The attorney explains the game's scenario. "It's a game set in a virtual school [Bullworth Academy] in which the hero is a bully who bludgeons his classmates and his teachers with slingshots, body slams, fists, and sticking their heads in toilets, as well as beating them with bats." The concept, he says, is "off-the-scale reckless" in light of what happened at a Colorado school in April 1999. "Seven years ago, everybody who was paying attention learned that the Columbine school massacre was at the hands of kids who had been bullied, who then turned around -- inappropriately, obviously -- and criminally bullied others." Thompson implies he is not the only one concerned about the new video game.

"All the bullying experts on both sides of the Atlantic who are aware of this game are bracing for more bullying and more violence in the schools," he says, "because Take2/Rockstar Games is going to be marketing this game directly to children. This is very troubling and very much poses a public safety hazard." The attorney says he is pleased the Miami-Dade School Board has passed a resolution urging retailers not to sell the game to minors. The game, which the manufacturer says will be released this Spring, has not yet received a rating from the Entertainment Software Rating Board (ESRB). [Chad Groening]


Where is the outrage about this? Where are the concerned parents? The politicians and government agencies that are supposed to be working for the public? Where are the educators and teachers, who are mostly all garbage of pro-homos now?

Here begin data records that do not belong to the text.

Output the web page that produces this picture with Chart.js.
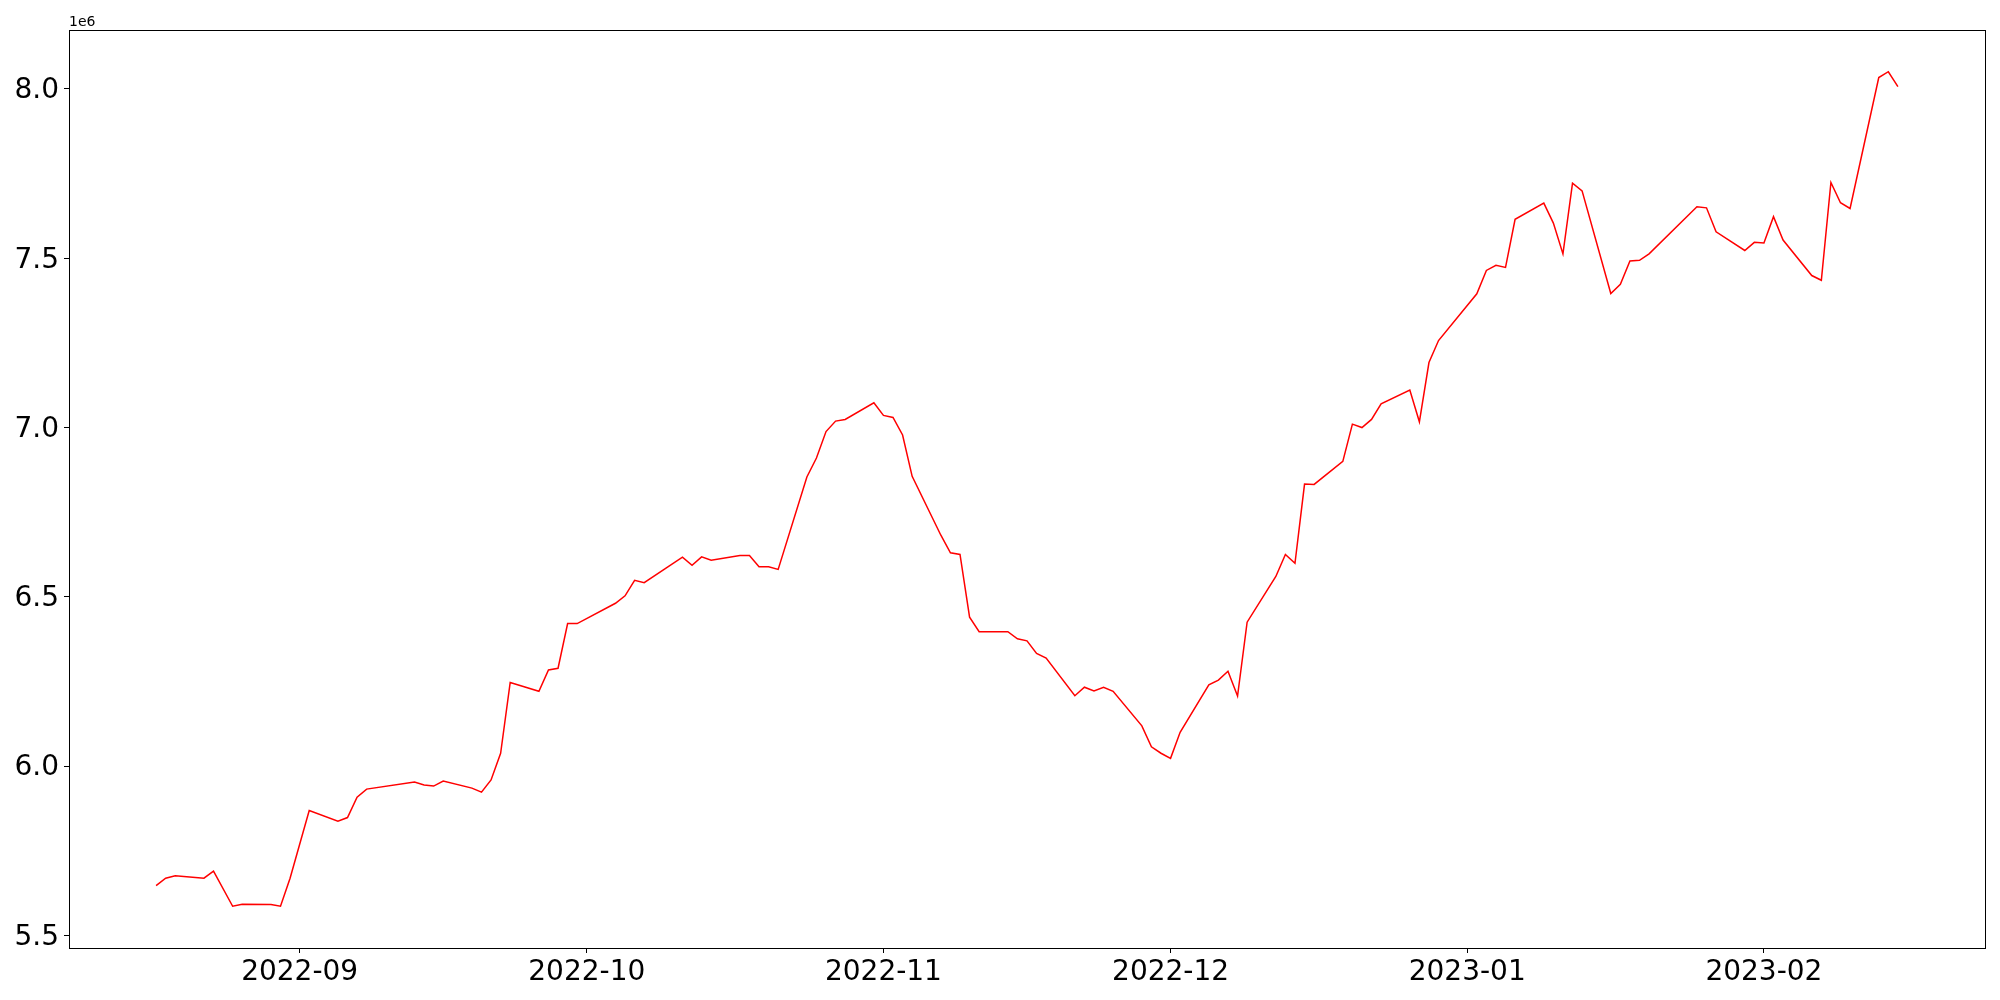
<!DOCTYPE html>
<html>
<head>
<meta charset="utf-8">
<script src="https://cdn.jsdelivr.net/npm/chart.js@4/dist/chart.umd.min.js"></script>
<style>
  body { margin: 0; background: #fff; }
  #wrap { width: 2000px; height: 1000px; position: relative; }
</style>
</head>
<body>
<div id="wrap"><canvas id="myChart"></canvas></div>
<script>
var dates = [
  '2022-08-17','2022-08-18','2022-08-19','2022-08-22','2022-08-23','2022-08-25','2022-08-26','2022-08-29','2022-08-30','2022-08-31',
  '2022-09-02','2022-09-05','2022-09-06','2022-09-07','2022-09-08','2022-09-13','2022-09-14','2022-09-15','2022-09-16','2022-09-19',
  '2022-09-20','2022-09-21','2022-09-22','2022-09-23','2022-09-26','2022-09-27','2022-09-28','2022-09-29','2022-09-30','2022-10-04',
  '2022-10-05','2022-10-06','2022-10-07','2022-10-11','2022-10-12','2022-10-13','2022-10-14','2022-10-17','2022-10-18','2022-10-19',
  '2022-10-20','2022-10-21','2022-10-24','2022-10-25','2022-10-26','2022-10-27','2022-10-28','2022-10-31','2022-11-01','2022-11-02',
  '2022-11-03','2022-11-04','2022-11-07','2022-11-08','2022-11-09','2022-11-10','2022-11-11','2022-11-14','2022-11-15','2022-11-16',
  '2022-11-17','2022-11-18','2022-11-21','2022-11-22','2022-11-23','2022-11-24','2022-11-25','2022-11-28','2022-11-29','2022-11-30',
  '2022-12-01','2022-12-02','2022-12-05','2022-12-06','2022-12-07','2022-12-08','2022-12-09','2022-12-12','2022-12-13','2022-12-14',
  '2022-12-15','2022-12-16','2022-12-19','2022-12-20','2022-12-21','2022-12-22','2022-12-23','2022-12-26','2022-12-27','2022-12-28',
  '2022-12-29','2023-01-02','2023-01-03','2023-01-04','2023-01-05','2023-01-06','2023-01-09','2023-01-10','2023-01-11','2023-01-12',
  '2023-01-13','2023-01-16','2023-01-17','2023-01-18','2023-01-19','2023-01-20','2023-01-25','2023-01-26','2023-01-27','2023-01-30',
  '2023-01-31','2023-02-01','2023-02-02','2023-02-03','2023-02-06','2023-02-07','2023-02-08','2023-02-09','2023-02-10','2023-02-13',
  '2023-02-14','2023-02-15'
];
var values = [
  5647000,5669000,5676000,5669000,5690000,5586000,5592000,5591000,5586000,5669000,
  5869000,5837000,5848000,5908000,5932000,5953000,5944000,5941000,5956000,5935000,
  5923000,5959000,6038000,6247000,6221000,6284000,6289000,6421000,6421000,6481000,
  6503000,6549000,6542000,6617000,6593000,6618000,6608000,6622000,6622000,6589000,
  6589000,6581000,6854000,6910000,6988000,7019000,7024000,7073000,7036000,7030000,
  6978000,6856000,6682000,6630000,6625000,6440000,6397000,6397000,6376000,6370000,
  6333000,6319000,6208000,6233000,6222000,6233000,6221000,6119000,6057000,6038000,
  6023000,6100000,6240000,6254000,6280000,6207000,6425000,6560000,6625000,6599000,
  6833000,6832000,6900000,7010000,7000000,7024000,7070000,7111000,7017000,7192000,
  7257000,7395000,7464000,7479000,7473000,7615000,7663000,7604000,7513000,7722000,
  7699000,7396000,7423000,7492000,7494000,7513000,7652000,7649000,7578000,7523000,
  7547000,7545000,7623000,7554000,7449000,7435000,7724000,7664000,7647000,8034000,
  8051000,8007000
];
var xTickLabels = ['2022-09','2022-10','2022-11','2022-12','2023-01','2023-02'];
var yTicks = [5500000,6000000,6500000,7000000,7500000,8000000];

function dayNum(s){
  var p = s.split('-');
  return Date.UTC(+p[0], +p[1]-1, p[2] ? +p[2] : 1) / 86400000;
}
function dayLabel(d){
  var dt = new Date(d*86400000);
  var m = dt.getUTCMonth()+1;
  return dt.getUTCFullYear() + '-' + (m<10 ? '0'+m : m);
}

var points = dates.map(function(d,i){ return {x: dayNum(d), y: values[i]}; });

// matplotlib style 5% margins
var xMin = points[0].x, xMax = points[points.length-1].x;
var xPad = (xMax-xMin)*0.05;
var yLo = Math.min.apply(null, values), yHi = Math.max.apply(null, values);
var yPad = (yHi-yLo)*0.05;

var framePlugin = {
  id: 'frame',
  afterDraw: function(chart){
    var ctx = chart.ctx, a = chart.chartArea;
    ctx.save();
    ctx.strokeStyle = '#000';
    ctx.lineWidth = 1;
    ctx.strokeRect(Math.round(a.left)+0.5, Math.round(a.top)+0.5, Math.round(a.right-a.left), Math.round(a.bottom-a.top));
    ctx.fillStyle = '#000';
    ctx.font = '14px "DejaVu Sans"';
    ctx.textBaseline = 'bottom';
    ctx.fillText('1e6', a.left, a.top - 1);
    ctx.restore();
  }
};

var ctx = document.getElementById('myChart').getContext('2d');
var chart = new Chart(ctx, {
  type: 'line',
  data: {
    datasets: [{
      data: points,
      borderColor: '#ff0000',
      borderWidth: 1.5,
      pointRadius: 0,
      fill: false,
      tension: 0
    }]
  },
  options: {
    responsive: true,
    maintainAspectRatio: false,
    animation: false,
    devicePixelRatio: 1,
    layout: { padding: { top: 30, right: 15, left: 0, bottom: 0 } },
    plugins: { legend: { display: false }, tooltip: { enabled: false } },
    scales: {
      x: {
        type: 'linear',
        min: xMin - xPad,
        max: xMax + xPad,
        afterBuildTicks: function(scale){
          scale.ticks = xTickLabels.map(function(l){ return {value: dayNum(l)}; });
        },
        afterFit: function(scale){ scale.height = 52; },
        ticks: {
          callback: function(v){ return dayLabel(v); },
          color: '#000',
          font: { family: 'DejaVu Sans', size: 28 },
          padding: 3,
          maxRotation: 0,
          autoSkip: false
        },
        grid: { display: true, drawOnChartArea: false, drawTicks: true, tickLength: 5, color: '#000' },
        border: { display: true, color: '#000', width: 1 }
      },
      y: {
        type: 'linear',
        min: yLo - yPad,
        max: yHi + yPad,
        afterBuildTicks: function(scale){
          scale.ticks = yTicks.map(function(v){ return {value: v}; });
        },
        afterFit: function(scale){ scale.width = 69; },
        ticks: {
          callback: function(v){ return (v/1e6).toFixed(1); },
          color: '#000',
          font: { family: 'DejaVu Sans', size: 28 },
          padding: 5,
          labelOffset: 2
        },
        grid: { display: true, drawOnChartArea: false, drawTicks: true, tickLength: 5, color: '#000' },
        border: { display: true, color: '#000', width: 1 }
      }
    }
  },
  plugins: [framePlugin]
});
</script>
</body>
</html>
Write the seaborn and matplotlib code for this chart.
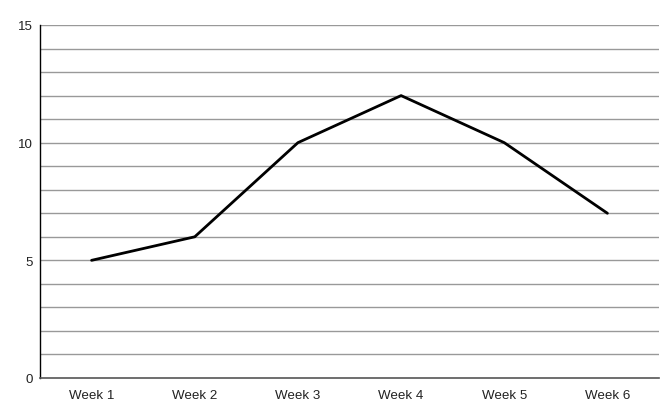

Nowhere. Let all the vulnerable kids be sadistically tormented and battered, for all these people care. I'm sure they are too busy clapping at homos in Pride Parades to think about anything else.


Second point:
'All the bullying experts on both sides of the Atlantic who are aware of this game are bracing for more bullying and more violence in the schools," he says, "because Take2/Rockstar Games is going to be marketing this game directly to children'


And what difference for the better would it make if it were marketed for adults and not directly to children?

Another thing that is really dysfunctional in the American worldview is that it proposes the false idea that only kids can act on suggestion of violence. This is to be completely in denial of human psychology. If you start pumping bullying messages to adults, some of them will be influenced and act on it. Just like sexual violence messages.

It's not only the message that gives the idea depicting the act of violence, but what has the most influence, usually, is the encouragement embued in the message. The latter acts as a positive reinforcement for these people which can lead to abusive actions. The more encouragement they perceive in their sub-culture/surroundings/peers/society, the more that legitimizes their desires and subsequent decisions to perpetrate violence.